İlköğretim okulu üçüncü sınıf öğrencisi 9 yaşındaki E.O memleketi Trabzon'da 2008 yılının başlarında şiddetli bacak ağrısı çekmeye başladı. Dört çocuklu olan anne babası, önce küçük kızın en küçük kardeşini kıskandığını düşündü. Ancak aradan 1.5 ay geçmesine rağmen E'nin ağrıları dinmedi. Gıda dağıtımı yapan baba Şaban Okur, kızını Trabzon Devlet Hastanesi'ne götürdü. Küçük kıza burada iltihaplı romatizma teşhisi konuldu. 2 ay süren tedaviye rağmen E'nin ağrıdan kurtulamaması üzerine baba Okur, E.'yi bu kez Trabzon Kemik Hastanesi'ne götürdü. Burada yapılan muayenede küçük kızın leğen kemiğinde tümör olduğu saptandı. Doktorlar, baba Okur'a E'nin İstanbul ya da Ankara'da tedavi edilebileceğini söyledi. Şaban Okur Trabzon'daki işyeri ve arabalarını satarak ailesiyle birlikte İstanbul'a geldi.
İKİ YILDIR HASTANEDE
Okur Ailesi, doktorların tavsiyesi ile küçük E.'yi İstanbul Üniversitesi Tıp Fakültesi Hastanesi'nin Onkoloji bölümüne götürdü.
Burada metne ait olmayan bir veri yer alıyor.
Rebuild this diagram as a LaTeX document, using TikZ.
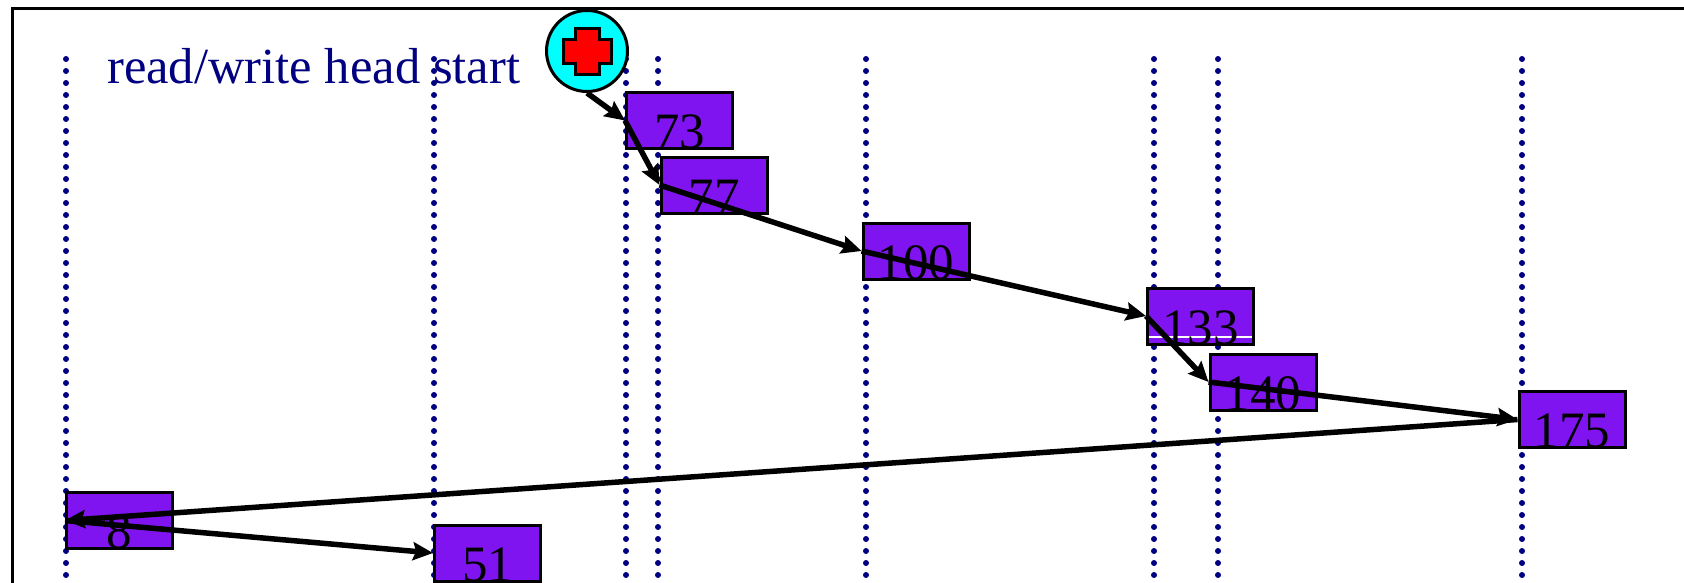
\documentclass[tikz,border=0pt]{standalone}
\usepackage{fontspec}
\setmainfont{Liberation Serif}
\usetikzlibrary{arrows.meta}
\definecolor{dotnavy}{HTML}{000080}
\definecolor{boxpurple}{HTML}{8014F0}
\definecolor{headcyan}{HTML}{00FFFF}
\tikzset{
  frameline/.style={draw=black,line width=3pt},
  dotline/.style={draw=dotnavy,line width=6pt,line cap=round,dash pattern=on 0pt off 12pt},
  stopbox/.style={draw=black,line width=3pt,fill=boxpurple,minimum width=106pt,
    inner sep=0pt,text height=56pt,text depth=0pt,font=\fontsize{51}{51}\selectfont},
  seek/.style={draw=black,line width=5.5pt,-{Stealth[length=20pt,width=18pt,inset=3pt]}},
  headdisc/.style={circle,draw=black,line width=3pt,fill=headcyan,minimum size=81pt,inner sep=0pt},
  crossline/.style={draw=black,line width=3pt,fill=red},
  caption/.style={text=dotnavy,inner sep=0pt,anchor=base west,font=\fontsize{50.6}{50.6}\selectfont}
}
\begin{document}
\begin{tikzpicture}[x=1pt,y=-1pt]
\useasboundingbox (0,0) rectangle (1684,582);
\draw[frameline] (12,590) -- (12,8) -- (1690,8);
\foreach \dx in {66,434,626,658,866,1154,1218,1522}
  \draw[dotline] (\dx,59) -- (\dx,590);
\node[caption] (cap) at (107,83) {read/write head start};
\node[headdisc] (head) at (587,51) {};
\draw[crossline] (575,28) -- (599,28) -- (599,39) -- (611,39) -- (611,63) -- (599,63)
  -- (599,74) -- (575,74) -- (575,63) -- (563,63) -- (563,39) -- (575,39) -- cycle;
\node[stopbox] (n73) at (679.5,120.5) {73};
\node[stopbox] (n77) at (714,185) {77};
\node[stopbox] (n100) at (916,251) {100};
\node[stopbox,path picture={\draw[white,line width=1.2pt]
  ([yshift=7pt]path picture bounding box.south west) -- ([yshift=7pt]path picture bounding box.south east);}]
  (n133) at (1200.5,316) {133};
\node[stopbox] (n140) at (1263,382) {140};
\node[stopbox] (n175) at (1572,419.5) {175};
\node[stopbox] (n8) at (119.5,520.5) {8};
\node[stopbox] (n51) at (487.5,553) {51};
\draw[seek] (head.south) -- (n73.west);
\draw[seek] (n73.west) -- (n77.west);
\draw[seek] (n77.west) -- (n100.west);
\draw[seek] (n100.west) -- (n133.west);
\draw[seek] (n133.west) -- (n140.west);
\draw[seek] (n140.west) -- (n175.west);
\draw[seek] (n175.west) -- (n8.west);
\draw[seek] (n8.west) -- (n51.west);
\end{tikzpicture}
\end{document}
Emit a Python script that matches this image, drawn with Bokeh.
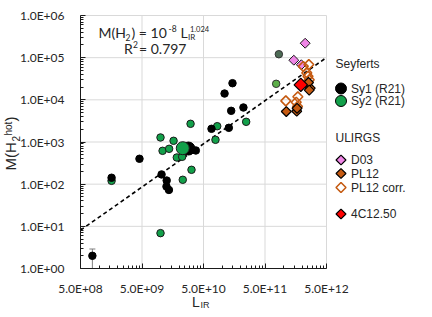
import numpy as np
from bokeh.plotting import figure
from bokeh.models import Range1d, FixedTicker, CustomJSTickFormatter
from bokeh.core.properties import value
from bokeh.embed import file_html
from bokeh.resources import INLINE

# ---------------- data ----------------
sy1_lir = [7.8e8, 1.6e9, 4.55e9, 1.04e10, 1.26e10, 1.25e10, 1.37e10, 3.75e10,
           6.75e10, 1.29e11, 1.41e11, 2.23e11, 1.10e11, 1.48e11]
sy1_mh2 = [2.0, 142, 400, 170, 122, 88, 73, 629, 2055, 2170, 5490, 6580, 14100, 24800]
err_lir = [7.8e8]
err_lo = [1.0]
err_hi = [2.9]

sy2_lir = [1.6e9, 1.0e10, 1.0e10, 1.08e10, 1.38e10, 1.63e10, 1.84e10, 2.25e10,
           2.3e10, 3.19e10, 3.08e10, 7.83e10, 8.36e10, 2.47e11]
sy2_mh2 = [120, 6.9, 1280, 618, 689, 1067, 429, 445, 127, 219, 2700, 1127, 2370, 3010]

sy1_mean_lir = [2.85e10]
sy1_mean_mh2 = [700]
sy2_mean_lir = [2.3e10]
sy2_mean_mh2 = [713]

extra_lir = [7.6e11]
extra_mh2 = [24000]
extra2_lir = [8.4e11]
extra2_mh2 = [120800]

d03_lir = [2.25e12, 1.47e12, 1.95e12]
d03_mh2 = [220000, 87000, 68000]

pl12_lir = [1.11e12, 1.64e12, 1.66e12, 2.72e12, 2.55e12, 2.62e12]
pl12_mh2 = [5280, 5370, 6300, 18900, 25800, 17000]

pl12c_lir = [2.1e12, 2.58e12, 2.39e12, 2.62e12, 1.09e12, 1.71e12, 1.61e12, 1.69e12, 2.5e12]
pl12c_mh2 = [62000, 68800, 43700, 29900, 9440, 11800, 8790, 6950, 36000]

c4_lir = [1.91e12]
c4_mh2 = [22700]

fit_coef = 1e-8
fit_exp = 1.024

x_major = [5e8, 5e9, 5e10, 5e11, 5e12]
y_major = [1, 10, 100, 1e3, 1e4, 1e5, 1e6]

legend_groups = ["Seyferts", "ULIRGS"]
legend_labels = ["Sy1 (R21)", "Sy2 (R21)", "D03", "PL12", "PL12 corr.", "4C12.50"]

GREEN = "#12a04a"
PINK = "#ef86e6"
BROWN = "#c55a11"
TXT = "#262626"
GRID = "#d9d9d9"
AXC = "#1a1a1a"

# ---------------- layout (picture pixels) ----------------
CANVAS_X0, CANVAS_Y0 = 8, 0
W, H = 416, 309
AREA_L, AREA_R, AREA_T, AREA_B = 88, 334, 15, 268     # the plotted data area
PPD_X = (AREA_R - AREA_L) / (np.log10(x_major[-1]) - np.log10(x_major[0]))
PPD_Y = (AREA_B - AREA_T) / (np.log10(y_major[-1]) - np.log10(y_major[0]))

def lx(px):
    return 10 ** (np.log10(x_major[0]) + (px - AREA_L) / PPD_X)

def ly(py):
    return 10 ** (np.log10(y_major[0]) + (AREA_B - py) / PPD_Y)

def mid(base, size):
    return base - 0.32 * size

p = figure(width=W, height=H, x_axis_type="log", y_axis_type="log",
           x_range=Range1d(lx(CANVAS_X0), lx(CANVAS_X0 + W)),
           y_range=Range1d(ly(CANVAS_Y0 + H), ly(CANVAS_Y0)),
           output_backend="svg", toolbar_location=None,
           min_border_left=0, min_border_right=0, min_border_top=0, min_border_bottom=0)
p.outline_line_color = None
p.grid.visible = False

x_minor = [m * x_major[0] * 10 ** k for k in range(4) for m in range(2, 10)]
y_minor = [m * 10 ** k for k in range(6) for m in range(2, 10)]

fmt = CustomJSTickFormatter(code=r"""
const s = tick.toExponential(1).toUpperCase();
return s.replace(/E([+-])(\d)$/, (m, a, b) => 'E' + a + '0' + b);
""")

for ax, maj, mnr in ((p.xaxis[0], x_major, x_minor), (p.yaxis[0], y_major, y_minor)):
    ax.ticker = FixedTicker(ticks=maj, minor_ticks=mnr)
    ax.formatter = fmt
    ax.bounds = (maj[0], maj[-1])
    ax.major_tick_in = 5
    ax.major_tick_out = 0
    ax.minor_tick_in = 3
    ax.minor_tick_out = 0
    ax.axis_line_color = AXC
    ax.major_tick_line_color = AXC
    ax.minor_tick_line_color = AXC
    ax.major_label_text_font = "Lato"
    ax.major_label_text_font_size = "12px"
    ax.major_label_text_color = TXT
p.xaxis.fixed_location = y_major[0]
p.yaxis.fixed_location = x_major[0]
p.xaxis.major_label_standoff = 12
p.yaxis.major_label_standoff = 16

# grid lines limited to the data area
p.segment(x0=[x_major[0]] * len(y_major), x1=[x_major[-1]] * len(y_major),
          y0=y_major, y1=y_major, line_color=GRID, line_width=1, level="underlay")
p.segment(x0=x_major, x1=x_major, y0=[y_major[0]] * len(x_major), y1=[y_major[-1]] * len(x_major),
          line_color=GRID, line_width=1, level="underlay")

# fit line
fx = np.array([x_major[0], x_major[-1]])
p.line(fx, fit_coef * fx ** fit_exp, line_color="black", line_width=1.6, line_dash="4 3")

# error bar
p.segment(x0=err_lir, x1=err_lir, y0=err_lo, y1=err_hi, line_color="#7f7f7f", line_width=1)
p.scatter(err_lir, err_hi, marker="dash", size=6, line_color="#7f7f7f", line_width=1)

# Seyferts
p.scatter(sy2_lir, sy2_mh2, marker="circle", size=7.5, fill_color=GREEN, line_color=AXC, line_width=1)
p.scatter(sy1_lir, sy1_mh2, marker="circle", size=7.5, fill_color="black", line_color="black", line_width=1)
p.scatter(extra_lir, extra_mh2, marker="circle", size=7.5, fill_color="#5cae49", line_color="#333333", line_width=1)
p.scatter(extra2_lir, extra2_mh2, marker="circle", size=7.5, fill_color="#4d6b55", line_color="#333333", line_width=1)
p.scatter(sy1_mean_lir, sy1_mean_mh2, marker="circle", size=13, fill_color="black", line_color="black")
p.scatter(sy2_mean_lir, sy2_mean_mh2, marker="circle", size=13, fill_color=GREEN, line_color=AXC)

# ULIRGs
ang = np.pi / 4
p.scatter(d03_lir, d03_mh2, marker="square", angle=ang, size=7, fill_color=PINK, line_color=AXC, line_width=1)
p.scatter(pl12c_lir, pl12c_mh2, marker="square", angle=ang, size=7, fill_color=None, line_color=BROWN, line_width=1.6)
p.scatter(pl12_lir, pl12_mh2, marker="square", angle=ang, size=7, fill_color=BROWN, line_color="black", line_width=1.2)
p.scatter(c4_lir, c4_mh2, marker="square", angle=ang, size=9.5, fill_color="red", line_color="black", line_width=1.2)


def txt(x, y, s, size, font, angle=0.0):
    p.text(x=[x], y=[y], text=[s], text_font=value(font), text_font_size=value(f"{size}px"),
           text_baseline="middle", text_align="left", angle=angle, text_color=TXT)


# ---------------- legend (drawn by hand) ----------------
MX = 348.5
leg_y = [88, 100.5, 159.5, 173, 187, 213.5]
p.scatter([lx(MX)], [ly(leg_y[0])], marker="circle", size=11, fill_color="black", line_color="black")
p.scatter([lx(MX)], [ly(leg_y[1])], marker="circle", size=11, fill_color=GREEN, line_color="black")
p.scatter([lx(MX)], [ly(leg_y[2])], marker="square", angle=ang, size=7, fill_color=PINK, line_color="black", line_width=1.2)
p.scatter([lx(MX)], [ly(leg_y[3])], marker="square", angle=ang, size=7, fill_color=BROWN, line_color="black", line_width=1.2)
p.scatter([lx(MX)], [ly(leg_y[4])], marker="square", angle=ang, size=7, fill_color=None, line_color=BROWN, line_width=1.6)
p.scatter([lx(MX)], [ly(leg_y[5])], marker="square", angle=ang, size=7, fill_color="red", line_color="black", line_width=1.2)

LF = "Liberation Sans"
txt(lx(343), ly(63), legend_groups[0], 12, LF)
txt(lx(343), ly(137.5), legend_groups[1], 12, LF)
for yy, s in zip(leg_y, legend_labels):
    txt(lx(358.5), ly(yy), s, 12, LF)

# ---------------- equation ----------------
EQF = "Lato"
for px, base, s, size in ((106, 36, "M(H", 14), (133, 39.5, "2", 8.5), (139, 36, ") = 10", 14),
                          (176, 31, "-8", 8.5), (188, 36, "L", 14), (195.5, 39.5, "IR", 8),
                          (197.5, 31, "1.024", 7.5),
                          (131.5, 52.5, "R", 14), (140.5, 47, "2", 8.5), (146.5, 52.5, " = 0.797", 14)):
    txt(lx(px), ly(mid(base, size)), s, size, EQF)

# ---------------- axis titles ----------------
for px, base, s, size in ((199.5, 306, "L", 14), (208, 307.5, "IR", 9)):
    txt(lx(px), ly(mid(base, size)), s, size, LF)

V = np.pi / 2
for bx, py, s, size in ((23, 170, "M(H", 15), (26.5, 141, "2", 10), (19.5, 135, "hot", 10), (23, 121, ")", 15)):
    txt(lx(bx - 0.32 * size), ly(py), s, size, LF, angle=V)

open("out.html", "w").write(file_html(p, INLINE))
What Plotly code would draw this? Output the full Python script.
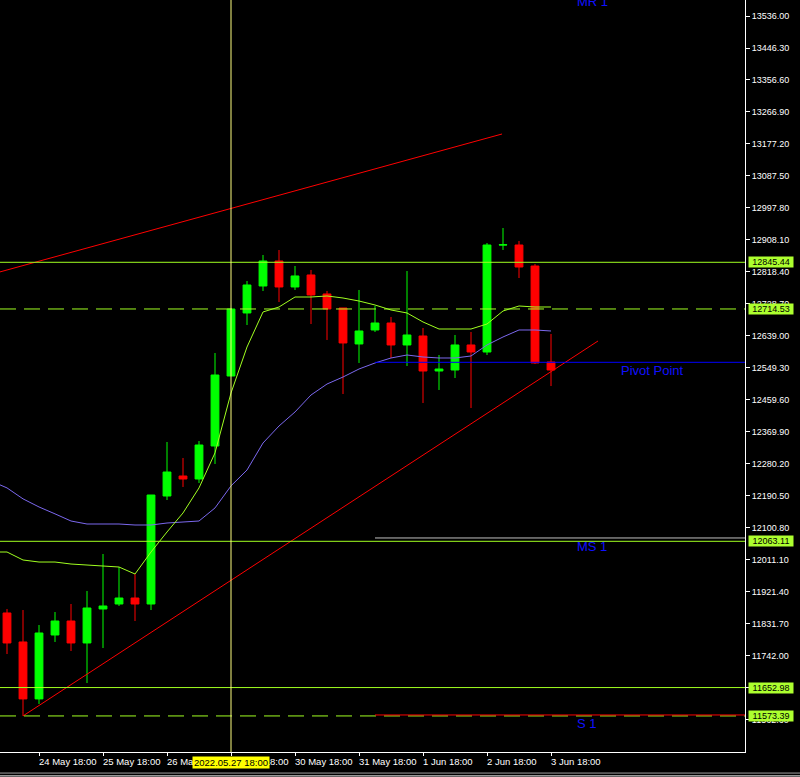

E. aylardır tedavi gördüğü hastanede kendisi gibi olan çocuklar için açılan okulda eğitimine devam etti. Okul öğretmenlerinden, daha önce lösemi olan oğlunun tedavisi için "Var mısın Yok musun"da yarışan Ömer Boran, E. için kolları sıvadı. Gönüllü annelerin de desteğiyle Acun Ilıcalı'nın sunduğu "Var mısın Yok musun"a başvuruldu. E. ile 3 çocuk aday gösterildi. Şans E.'den yana oldu. Program ekibi, E. adına yarışma düzenlenmesine karar verdi. E.O.'yu hastanede ziyaret eden şovmen Cem Yılmaz, adına yarışacağını açıkladı. Şubat ayında yayınlanan programda Cem Yılmaz zorlu bir maraton sonucu 100 bin TL kazandı. E'nin tedavisi bu para sayesinde sürüyor.
RAPORLARI ALDILAR
Ancak bu güzel gelişme, "umut hırsızı" bir çeteyi harekete geçirdi. Küçük E.'yi Cem Yılmaz ile televizyonda gören çete, ailenin Beykoz Çubuklu'daki evini bularak annesinden "Yardım edeceğiz" bahanesiyle kimlik bilgilerini aldı. Bir yandan E.'yi tedavi ettirmeye bir yandan da 3 çocuğunun geçimini sağlamaya çalışan baba Şaban Okur, eşi Fatma Okur'dan raporları alan kişilerin kendi adlarına para topladığını öğrenince şoke oldu. Başta İstanbul ve Trabzon olmak üzere Türkiye'nin birçok ilinden baba Okur'u arayan hayırseverler, E. için yardım toplayan kişilere para verdiklerini, ellerine geçip geçmediğini sordu. Baba Okur, çete üyelerini kendi imkânlarıyla bulmaya çalıştı, başarılı olamayınca savcılığa şikayette bulundu.
SIRTINDAN İNDİRMİYOR
Kızının yaşama tutunması için mücadele eden Şaban Okur, kötü niyetli bu kişilerin bir an önce yakalanmasını istiyor. E.'yi sırtında taşıyarak hastaneye getirip götüren Okur, Cem Yılmaz'ın kızı adına kazandığı paranın tedaviye büyük katkı sağladığını anlatarak, "Bu parayı son kuruşuna kadar kızımın tedavisi için harcıyorum. Yarışmadan ve Cem Yılmaz'ı görmekten oldukça mutlu olan E., doktorlar uyguladıkları ışın tedavisiyle vücuduna yayılan 4 tümörden kurtuldu sayılır. Cem Yılmaz ve Acun Ilıcalı'dan Allah razı olsun. Onların sayesinde, kızım sağlığına kavuşacak. Kötü niyetli insanların yardımına ihtiyacım yok. E. adına para isteyenlere kimse para vermesin. Polis bu kötü niyetli adamları yakalayacak" diye konuştu. Doktorların çok sevdiği E. de, "Çok mutluyum hem Cem Yılmaz'ı gördüm hem televizyona çıktım. Bu beni çok mutlu etti. Cem Yılmaz beni çok sevdi. Onun ve Acun Ilıcalı'nın sayesinde yapılan tedavinin sonucunda daha iyi oldum. Benim adımı kullanarak para toplayanlar umarım vazgeçerler" dedi.